--- LISTED ENTRIES ---

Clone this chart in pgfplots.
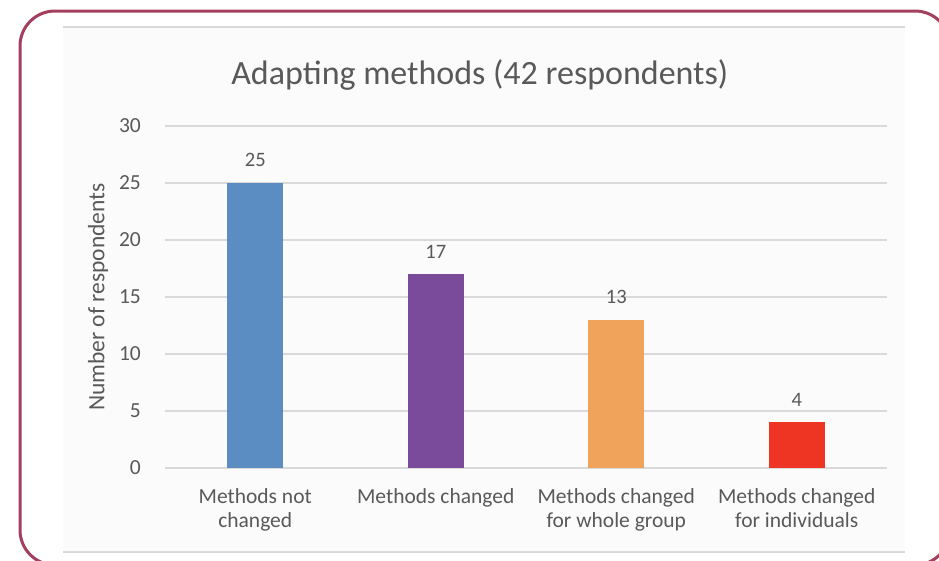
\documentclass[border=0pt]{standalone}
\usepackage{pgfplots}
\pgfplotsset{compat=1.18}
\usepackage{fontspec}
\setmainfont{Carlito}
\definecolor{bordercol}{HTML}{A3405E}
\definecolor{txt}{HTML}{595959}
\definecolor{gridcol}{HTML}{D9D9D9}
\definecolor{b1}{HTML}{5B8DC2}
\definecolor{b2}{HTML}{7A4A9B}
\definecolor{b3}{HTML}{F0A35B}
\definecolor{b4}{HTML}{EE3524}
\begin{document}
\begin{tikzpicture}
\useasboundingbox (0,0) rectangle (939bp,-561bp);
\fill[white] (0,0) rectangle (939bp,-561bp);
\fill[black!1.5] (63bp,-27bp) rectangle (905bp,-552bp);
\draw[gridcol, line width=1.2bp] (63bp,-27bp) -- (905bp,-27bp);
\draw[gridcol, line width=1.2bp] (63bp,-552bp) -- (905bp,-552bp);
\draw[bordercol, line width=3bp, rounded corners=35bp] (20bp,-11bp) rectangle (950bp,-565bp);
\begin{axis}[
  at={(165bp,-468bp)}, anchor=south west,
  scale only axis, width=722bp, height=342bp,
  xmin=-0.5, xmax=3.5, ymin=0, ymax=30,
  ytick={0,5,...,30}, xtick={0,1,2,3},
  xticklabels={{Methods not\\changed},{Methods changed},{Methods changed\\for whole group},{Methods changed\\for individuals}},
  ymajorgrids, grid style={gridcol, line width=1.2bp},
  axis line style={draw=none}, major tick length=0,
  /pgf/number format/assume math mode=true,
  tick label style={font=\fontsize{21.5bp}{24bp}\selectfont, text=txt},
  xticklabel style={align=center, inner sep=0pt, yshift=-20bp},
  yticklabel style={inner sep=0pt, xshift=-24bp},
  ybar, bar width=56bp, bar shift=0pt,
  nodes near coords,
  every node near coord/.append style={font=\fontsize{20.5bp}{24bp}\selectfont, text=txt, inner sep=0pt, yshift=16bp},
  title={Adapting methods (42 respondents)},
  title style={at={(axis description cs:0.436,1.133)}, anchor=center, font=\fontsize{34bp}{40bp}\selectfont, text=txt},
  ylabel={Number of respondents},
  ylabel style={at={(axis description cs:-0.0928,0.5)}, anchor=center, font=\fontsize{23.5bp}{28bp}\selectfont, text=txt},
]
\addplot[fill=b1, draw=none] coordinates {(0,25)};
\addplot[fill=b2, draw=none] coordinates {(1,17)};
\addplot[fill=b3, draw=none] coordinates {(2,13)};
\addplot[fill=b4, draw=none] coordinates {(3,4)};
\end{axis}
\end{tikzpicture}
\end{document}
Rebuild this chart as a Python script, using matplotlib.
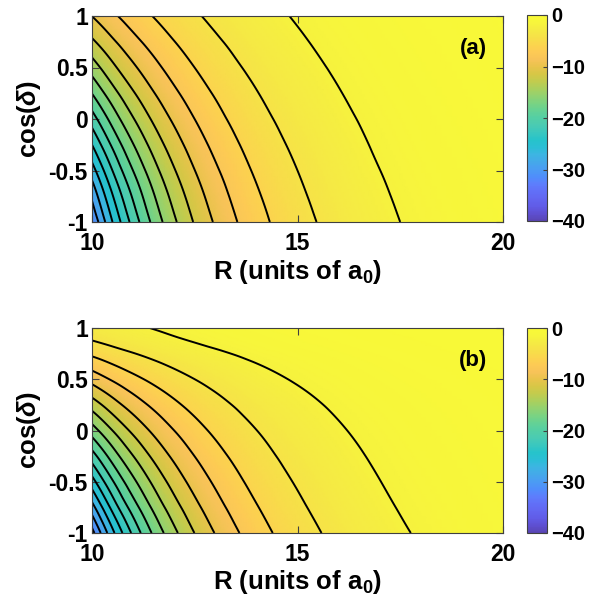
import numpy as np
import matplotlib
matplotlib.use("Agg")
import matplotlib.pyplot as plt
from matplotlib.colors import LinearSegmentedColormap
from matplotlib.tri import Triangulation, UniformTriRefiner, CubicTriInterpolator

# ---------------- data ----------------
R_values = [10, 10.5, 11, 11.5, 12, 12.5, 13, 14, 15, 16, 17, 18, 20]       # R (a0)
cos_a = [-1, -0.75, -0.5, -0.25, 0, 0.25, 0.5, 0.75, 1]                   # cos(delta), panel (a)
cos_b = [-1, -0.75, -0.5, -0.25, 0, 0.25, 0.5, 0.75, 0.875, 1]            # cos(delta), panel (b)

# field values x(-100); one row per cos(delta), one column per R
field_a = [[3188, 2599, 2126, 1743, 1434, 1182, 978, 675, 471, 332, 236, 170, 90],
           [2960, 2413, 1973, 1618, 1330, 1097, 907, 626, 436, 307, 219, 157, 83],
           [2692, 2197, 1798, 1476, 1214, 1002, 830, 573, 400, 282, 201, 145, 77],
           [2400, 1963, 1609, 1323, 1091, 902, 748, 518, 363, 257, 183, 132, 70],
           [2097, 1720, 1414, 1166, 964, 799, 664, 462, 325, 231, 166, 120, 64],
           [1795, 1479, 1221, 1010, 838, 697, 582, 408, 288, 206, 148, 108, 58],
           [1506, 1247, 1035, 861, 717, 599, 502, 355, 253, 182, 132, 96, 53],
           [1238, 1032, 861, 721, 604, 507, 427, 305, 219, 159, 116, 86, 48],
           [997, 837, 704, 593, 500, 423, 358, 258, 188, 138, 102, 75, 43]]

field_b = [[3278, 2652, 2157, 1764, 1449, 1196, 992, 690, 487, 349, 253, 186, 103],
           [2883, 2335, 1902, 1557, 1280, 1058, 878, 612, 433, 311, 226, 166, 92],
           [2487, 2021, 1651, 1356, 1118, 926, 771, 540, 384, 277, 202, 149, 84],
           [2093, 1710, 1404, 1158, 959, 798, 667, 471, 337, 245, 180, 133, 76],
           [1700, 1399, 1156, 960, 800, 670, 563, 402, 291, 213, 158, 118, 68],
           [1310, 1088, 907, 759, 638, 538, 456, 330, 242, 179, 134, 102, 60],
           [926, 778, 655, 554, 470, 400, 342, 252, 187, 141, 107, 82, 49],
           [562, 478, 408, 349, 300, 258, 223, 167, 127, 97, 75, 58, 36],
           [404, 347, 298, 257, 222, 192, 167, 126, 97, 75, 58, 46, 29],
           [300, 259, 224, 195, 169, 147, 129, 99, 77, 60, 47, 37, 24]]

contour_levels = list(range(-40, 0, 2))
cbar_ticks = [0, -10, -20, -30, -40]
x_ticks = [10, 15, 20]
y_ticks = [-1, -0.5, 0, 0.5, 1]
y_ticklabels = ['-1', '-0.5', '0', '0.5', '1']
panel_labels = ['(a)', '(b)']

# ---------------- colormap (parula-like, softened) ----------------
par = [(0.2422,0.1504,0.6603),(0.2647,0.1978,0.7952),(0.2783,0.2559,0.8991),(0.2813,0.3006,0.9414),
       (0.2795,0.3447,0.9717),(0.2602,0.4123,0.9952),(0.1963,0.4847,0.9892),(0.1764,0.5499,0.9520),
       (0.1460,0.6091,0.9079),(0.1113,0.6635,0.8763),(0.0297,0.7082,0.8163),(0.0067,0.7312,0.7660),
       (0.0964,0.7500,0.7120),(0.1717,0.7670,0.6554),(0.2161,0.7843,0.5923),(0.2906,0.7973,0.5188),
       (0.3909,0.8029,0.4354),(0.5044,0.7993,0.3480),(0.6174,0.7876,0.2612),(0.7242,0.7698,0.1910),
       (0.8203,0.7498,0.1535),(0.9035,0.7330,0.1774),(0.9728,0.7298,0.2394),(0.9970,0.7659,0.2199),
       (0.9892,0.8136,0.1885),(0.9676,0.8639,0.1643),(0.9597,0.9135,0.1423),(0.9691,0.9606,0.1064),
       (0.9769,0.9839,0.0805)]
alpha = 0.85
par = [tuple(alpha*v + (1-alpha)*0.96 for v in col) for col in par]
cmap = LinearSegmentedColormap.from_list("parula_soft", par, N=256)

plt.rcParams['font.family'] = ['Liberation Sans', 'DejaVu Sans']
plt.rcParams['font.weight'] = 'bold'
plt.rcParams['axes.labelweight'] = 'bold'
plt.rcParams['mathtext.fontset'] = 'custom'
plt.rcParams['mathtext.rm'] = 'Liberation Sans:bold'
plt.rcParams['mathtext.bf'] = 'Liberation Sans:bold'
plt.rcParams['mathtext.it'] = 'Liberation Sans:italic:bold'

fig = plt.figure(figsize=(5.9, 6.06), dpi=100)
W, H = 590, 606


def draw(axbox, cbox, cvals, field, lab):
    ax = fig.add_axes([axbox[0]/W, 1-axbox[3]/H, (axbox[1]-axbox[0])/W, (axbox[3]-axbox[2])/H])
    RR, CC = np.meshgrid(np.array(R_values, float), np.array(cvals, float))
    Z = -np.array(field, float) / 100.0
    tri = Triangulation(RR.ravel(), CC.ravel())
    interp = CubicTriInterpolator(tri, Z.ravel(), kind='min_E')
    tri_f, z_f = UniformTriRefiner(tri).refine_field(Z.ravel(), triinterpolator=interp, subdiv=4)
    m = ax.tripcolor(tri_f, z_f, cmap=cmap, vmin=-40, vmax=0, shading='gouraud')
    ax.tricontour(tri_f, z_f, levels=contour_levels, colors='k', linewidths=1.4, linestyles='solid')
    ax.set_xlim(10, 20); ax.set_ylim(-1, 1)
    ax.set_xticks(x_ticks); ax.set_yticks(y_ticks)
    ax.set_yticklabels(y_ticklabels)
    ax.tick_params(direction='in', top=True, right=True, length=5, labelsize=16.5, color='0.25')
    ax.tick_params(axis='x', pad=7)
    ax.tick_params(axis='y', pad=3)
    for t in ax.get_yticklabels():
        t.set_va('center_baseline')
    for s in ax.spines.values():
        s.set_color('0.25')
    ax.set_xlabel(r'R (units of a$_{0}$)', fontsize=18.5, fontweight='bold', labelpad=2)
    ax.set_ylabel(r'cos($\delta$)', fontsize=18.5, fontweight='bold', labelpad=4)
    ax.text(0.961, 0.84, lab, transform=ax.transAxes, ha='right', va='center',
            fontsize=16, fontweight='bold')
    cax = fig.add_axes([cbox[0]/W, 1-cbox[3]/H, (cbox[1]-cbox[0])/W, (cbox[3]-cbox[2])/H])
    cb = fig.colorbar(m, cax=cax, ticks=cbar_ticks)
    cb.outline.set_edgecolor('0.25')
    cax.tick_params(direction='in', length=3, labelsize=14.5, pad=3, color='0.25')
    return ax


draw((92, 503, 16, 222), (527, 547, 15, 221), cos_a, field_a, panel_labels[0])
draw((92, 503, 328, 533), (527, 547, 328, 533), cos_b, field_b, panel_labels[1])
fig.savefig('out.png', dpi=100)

---

■ **CHALLENGE**: Start at the line with "Rebuild this chart", stop at the line with "from matplotlib.tri import", both lines included, and repeat that span exactly without its pictures.

■ **THE OUTPUT**:
Rebuild this chart as a Python script, using matplotlib.
import numpy as np
import matplotlib
matplotlib.use("Agg")
import matplotlib.pyplot as plt
from matplotlib.colors import LinearSegmentedColormap
from matplotlib.tri import Triangulation, UniformTriRefiner, CubicTriInterpolator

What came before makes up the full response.